Léon Tolstoï demeure l’un des rares écrivains à avoir saisi la vie dans sa totalité, non telle qu’elle devrait être, mais telle qu’elle est. Dans Guerre et Paix, il ne se contente pas de raconter une guerre ni une romance : il façonne un monde peuplé de centaines de figures. Aucun héros ne domine ; c’est une société entière qui se déploie, du fracas des batailles aux murmures feutrés des salons aristocratiques. Chaque scène, qu’elle soit intime ou historique, participe à une fresque où le collectif prime sur l’individuel.

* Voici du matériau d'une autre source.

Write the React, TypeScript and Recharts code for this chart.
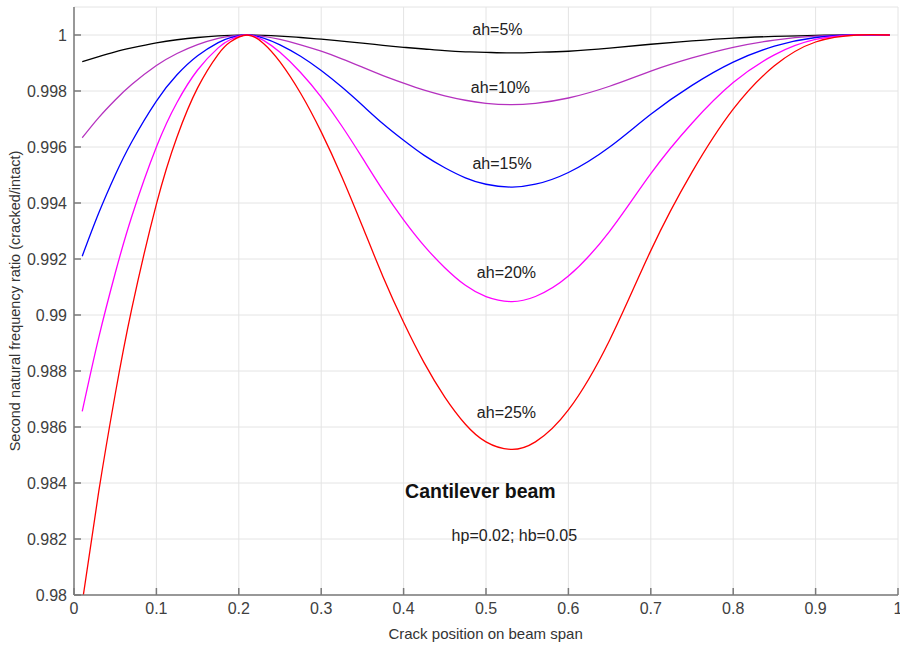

La guerre, ici, n’est pas un épisode politique ou militaire figé ; elle devient une interrogation existentielle. Quel est le poids de l’individu dans le cours de l’histoire ? Où se situe la liberté face au destin ? Comment un orage ou un geste isolé peut-il bouleverser le sort d’une nation ? Tolstoï inverse les hiérarchies : le général cède face au hasard, le soldat inconnu devient moteur d’événements. L’histoire n’est plus figée dans les livres ; elle palpite à hauteur d’homme.
En contrepoint des champs de bataille, Tolstoï dépeint un autre théâtre : celui des intérieurs, où se jouent des conflits d’égale intensité. L’amour y affronte les conventions sociales, l’amitié ploie sous le poids des ambitions, les illusions se brisent en silence. En entrelaçant ces fragments du quotidien, l’auteur compose une œuvre où le lecteur cesse d’observer pour commencer à vivre, non un simple récit, mais une multitude de vies tissées ensemble. Voilà pourquoi Guerre et Paix, plus d’un siècle après sa parution, continue à nous traverser : parce qu’il ne raconte pas seulement l’histoire d’un pays, mais celle de chacun d’entre nous.